Before he was Chad Morris, highest-paid coordinator in college football, he was Chad Morris, struggling high school coach. 

After winning a state championship and playing for three more as the head coach at Elysian Fields and Bay City, Morris became the second head coach trying and failing to duplicate Art Briles' success at Stephenville. It wasn't working. People wanted him gone. He wasn't calling plays like Briles called plays, and for that he had to go. "You can get fired quicker as a Texas high school football coach than you can as Clemson's offensive coordinator, I promise you that." 

Morris was close to testing that theory, until he convinced the Stephenville booster club to fly he and his offensive staff to go meet an Arkansas high school coach named Gus Malzahn. Morris had called after Stephenville's season ended, and Malzahn told him to come in early January. The Stephenville staff flied to Little Rock that week to see Malzahn's Springdale team in the state semifinals, and then again the next week for the state championship. By the time they returned in January, Malzahn knew Morris was serious about turning his career around.

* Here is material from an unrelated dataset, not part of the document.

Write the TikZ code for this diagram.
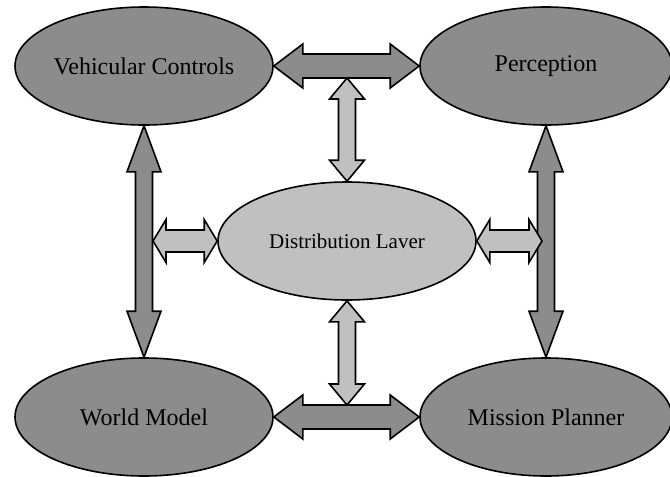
\documentclass[tikz,border=0pt]{standalone}
\usepackage{fontspec}
\setmainfont{Liberation Serif}
\usetikzlibrary{shapes.geometric,calc}

\definecolor{darkfill}{RGB}{140,140,140}
\definecolor{lightfill}{RGB}{192,192,192}

% two-headed block arrow between #2 and #3
% #4 = shaft half width, #5 = head half width, #6 = head length
\newcommand{\blockarrow}[6][]{%
  \coordinate (ba1) at ($(#2)!#6!(#3)$);
  \coordinate (ba2) at ($(#3)!#6!(#2)$);
  \filldraw[#1] (#2) -- ($(ba1)!#5!90:(#3)$) -- ($(ba1)!#4!90:(#3)$)
    -- ($(ba2)!#4!-90:(#2)$) -- ($(ba2)!#5!-90:(#2)$) -- (#3)
    -- ($(ba2)!#5!90:(#2)$) -- ($(ba2)!#4!90:(#2)$)
    -- ($(ba1)!#4!-90:(#3)$) -- ($(ba1)!#5!-90:(#3)$) -- cycle;}

\begin{document}
\begin{tikzpicture}[x=0.5pt, y=-0.5pt,
  mod/.style={ellipse, draw=black, line width=0.8pt, fill=darkfill, inner sep=0pt,
    minimum width=129pt, minimum height=59pt, font=\fontsize{12}{14}\selectfont},
  hub/.style={mod, fill=lightfill, font=\fontsize{10.5}{12}\selectfont},
  bigarr/.style={draw=black, line width=0.8pt, fill=darkfill, line join=miter},
  smallarr/.style={draw=black, line width=0.8pt, fill=lightfill, line join=miter}]
\useasboundingbox (0,0) rectangle (670,477);
\node[mod] (vc) at (144,66) {Vehicular Controls};
\node[mod, minimum width=126pt] (per) at (546,66) {Perception};
\node[mod] (wm) at (144,417) {World Model};
\node[mod, minimum width=126pt] (mp) at (546,417) {Mission Planner};
\node[hub] (dl) at (347,241) {Distribution Laver};
% ends of the short arrows on the big shafts
\coordinate (topshaft) at (347,78);
\coordinate (botshaft) at (347,405);
\coordinate (leftshaft) at (153,241);
\coordinate (rightshaft) at (542,241);
\blockarrow[bigarr]{vc.east}{per.west}{6pt}{11pt}{14.5pt}
\blockarrow[bigarr]{wm.east}{mp.west}{6pt}{11pt}{14.5pt}
\blockarrow[bigarr]{vc.south}{wm.north}{4.25pt}{8.5pt}{23pt}
\blockarrow[bigarr]{per.south}{mp.north}{4.25pt}{8.5pt}{23pt}
\blockarrow[smallarr]{topshaft}{dl.north}{4.25pt}{8.75pt}{10.5pt}
\blockarrow[smallarr]{dl.south}{botshaft}{4.25pt}{8.75pt}{10.5pt}
\blockarrow[smallarr]{leftshaft}{dl.west}{5.5pt}{10.75pt}{6.5pt}
\blockarrow[smallarr]{dl.east}{rightshaft}{5.5pt}{10.75pt}{6.5pt}
\end{tikzpicture}
\end{document}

From there, Morris describes his career like it's a list of groceries. 

Back-to-back 16-0 state championship seasons at Austin's Lake Travis High School, a 10-win season at Tulsa, an ACC championship in his first year at Clemson and 22 more wins (and 2.6 million more dollars made) in the last two years.

At first, Morris didn't want to go. He and his wife were making good money, and he was sitting on top of a goldmine at Lake Travis (the Cavaliers would go on to win two more state championships following Morris' departure). Life was good in Austin. It wasn't until Todd Graham, himself a former Texas high school football coach, convinced Morris to join him in Tulsa by saying that he could impact more lives in college ball than high school. 

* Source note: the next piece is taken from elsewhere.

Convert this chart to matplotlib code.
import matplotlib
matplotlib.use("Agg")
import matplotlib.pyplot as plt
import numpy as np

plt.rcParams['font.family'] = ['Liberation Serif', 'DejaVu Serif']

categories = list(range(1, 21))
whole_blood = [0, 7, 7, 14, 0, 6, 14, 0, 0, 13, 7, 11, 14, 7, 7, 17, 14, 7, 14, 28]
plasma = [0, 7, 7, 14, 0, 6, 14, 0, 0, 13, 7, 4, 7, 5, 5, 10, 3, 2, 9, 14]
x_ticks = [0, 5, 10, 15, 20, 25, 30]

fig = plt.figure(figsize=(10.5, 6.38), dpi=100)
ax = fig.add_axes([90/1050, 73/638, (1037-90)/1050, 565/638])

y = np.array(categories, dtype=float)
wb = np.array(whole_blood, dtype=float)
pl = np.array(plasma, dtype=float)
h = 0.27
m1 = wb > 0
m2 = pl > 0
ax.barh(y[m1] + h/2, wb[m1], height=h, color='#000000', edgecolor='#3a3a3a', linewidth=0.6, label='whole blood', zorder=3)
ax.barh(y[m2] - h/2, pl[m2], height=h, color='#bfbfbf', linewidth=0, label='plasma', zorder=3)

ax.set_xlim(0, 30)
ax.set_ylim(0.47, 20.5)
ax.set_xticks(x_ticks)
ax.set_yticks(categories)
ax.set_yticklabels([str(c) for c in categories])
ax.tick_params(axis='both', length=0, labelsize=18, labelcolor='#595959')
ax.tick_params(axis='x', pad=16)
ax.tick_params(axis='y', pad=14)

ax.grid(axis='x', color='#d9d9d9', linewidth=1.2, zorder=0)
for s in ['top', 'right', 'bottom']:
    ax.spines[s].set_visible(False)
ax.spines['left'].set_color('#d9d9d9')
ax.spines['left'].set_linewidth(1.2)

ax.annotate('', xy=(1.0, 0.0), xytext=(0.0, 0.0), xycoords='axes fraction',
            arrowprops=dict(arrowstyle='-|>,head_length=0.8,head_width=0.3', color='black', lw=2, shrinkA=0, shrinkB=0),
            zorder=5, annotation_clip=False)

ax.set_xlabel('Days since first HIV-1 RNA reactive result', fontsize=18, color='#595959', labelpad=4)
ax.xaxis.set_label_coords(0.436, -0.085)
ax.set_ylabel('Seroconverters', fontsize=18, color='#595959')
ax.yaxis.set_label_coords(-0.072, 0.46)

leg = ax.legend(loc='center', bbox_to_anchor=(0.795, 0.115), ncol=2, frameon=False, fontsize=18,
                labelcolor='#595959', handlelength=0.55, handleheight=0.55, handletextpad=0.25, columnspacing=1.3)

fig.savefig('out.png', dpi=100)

Now, after years of sitting and listening to college coaches speak at conventions, Morris is the college coach speaking to the people he used to be. Sunday night at the AFCA Convention in Indianapolis, Morris dished on his philosophy and his habits to a group of several hundred high school and (mostly small) college coaches.

- In calling a game, Morris likes to call two reverses a game and take three deep shots a quarter. He firmly believes in running his quarterbacks. He tries to score on every play. "I told Coach Swinney from day one, 'You're going to have to tell me 'woah', not 'go'." He referenced his play call from Clemson's one-yard line in the Orange Bowl. Morris tried to score a touchdown, but the play ended in a safety. "Somebody scored, it just wasn't us."

- Morris writes his game plan down six different times by the time Saturday rolls around. Beginning with film study on Sunday afternoon, the he'll review selected plays (usually about one third) from the day before, so he can get clarification from his assistants or vice versa. On Sunday night, he watches the first half of the last three games from that week's opponent. He gives each offensive assistant his own film to study (second down, red zone, etc.) on Monday morning. He lets the staff go at about 8:30 or 9 p.m. on Monday night, but he stays until about two in the morning - with his GAs, of course. "Sometimes it's easier if you get everybody out of there, throw some country and western on, and get to work."

- Tuesday is the day he studies third down. "If you want to win at any level," Morris said, "you better be good on third down. Third and one or two will win you a lot of ballgames."

- He reviews the plan with the staff on Wednesday, and the game plan is done by Wednesday night or Thursday morning.

- Morris noted that Clemson scored on 66 percent of the possessions in which it did not go three-and-out last season.

- Morris is part of the minority of offensive coordinators that calls the game from the field. The reason is two-fold. First, he likes to look his quarterback in the eyes. "Sometimes you need to look him in the eye and say, 'Hey look, this is pretty serious, dude.'" Face-to-face communication with the offensive line is also important to Morris. He speaks to them first after every series, and requires his quarterbacks to sit with the linemen on the bench.

- Second, Morris says he'd be too anxious to call plays from the press box. "I don't smoke, but if I did I'd smoke a carton of cigarettes up there," he said.

- Clemson quarterbacks spend 15 minutes every day on nothing but footwork.

- Morris tells his quarterbacks that it's his job to think and their job to play. "Don't think, just play," he said. "Let me do the thinking, you play." He also stressed that agonizing over a perfect play call should be avoided. "If you have to call the perfect play, it's going to be a long night anyway," Morris said.

- Ultimately, Morris builds his entire offense around getting a one-on-one match-up with the ball in the air. "If we can get the ball in the air in a one-on-one match-up, we've done our job. If we can't win it, then we've got to recruit better."